Сейчас у нас уже «капитализм», но методы и замашки – все еще прежние. Поэтому и методы «работы с народом» – соответствующие. На заре советской власти, в 1935 году, за год до моего рождения, дела у коммунистов с производительностью труда стали совсем плохи. Потому что они в принципе не могли быть хороши при социализме. Надо было народ «подбодрить», а подбодрить его можно было только капиталистическими методами, которые для коммунистов были – табу. Были изобретены девочка Мамлакат, собравшая больше взрослых баб хлопка. Была трактористка Паша Ангелина, ворочавшая трактор с боку на бок лучше дюжины мужиков. Примерно в это же время предал отца Павлик Морозов. И так далее. Но все это было не то, не хватало дешевой, крохотной изюминки, которую заглатывал бы каждый трудящийся. Чтоб было «дешево и сердито».
Сталин готовился «восстанавливать вертикаль», которая тогда называлась Финляндией, а Орджоникидзе «не обеспечивал» нужного количества оружия, которое как известно, сперва находится в виде руды и угля под землей. В общем, потребовался второй «великий почин» (первый был – колхозы, или субботники, я уж теперь и не помню), который был прост как пареная репа. Работать не за деньги, а за чистейшую совесть, притом один – за пятерых. Так родился Стаханов и стахановское движение.
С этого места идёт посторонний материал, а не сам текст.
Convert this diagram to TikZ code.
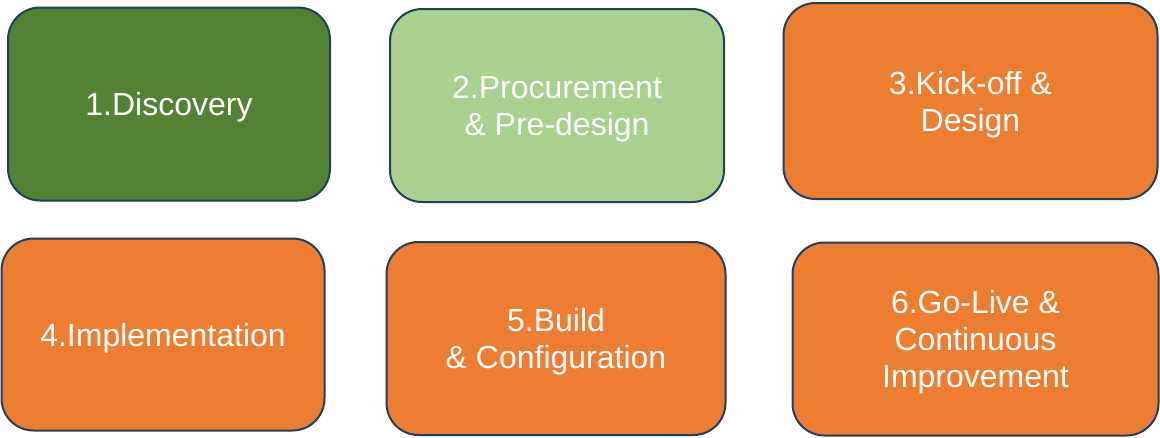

Подобрали парня, деревенского, малограмотного («три зимы церковно–приходской школы»), здоровенного, симпатичного, без шахтерских корней, так как потомственный шахтер Мирон Дюканов, которому тоже предложили сделать рекорд, ответствовал: «Что же здесь думать? Больше 15–16 тонн в смену не дашь (норма 7 т.). Три часа рубишь, три – крепишь», и отказался. И правильно сделал. Зачем же подводить своих товарищей, которым потом увеличат норму? Раз в жизни можно как на олимпиаде выложиться, а вот каждый божий день олимпийствовать – через месяц сдохнешь. А деревенский «шахтер» Стаханов тут же выдал инженерное решение: «Я давно об этом думаю. Надо укрупнить мелкие уступы и ввести разделение труда, пусть забойщик только уголь рубит, а за ним идут два крепильщика и крепят. Тогда и рекорд будет».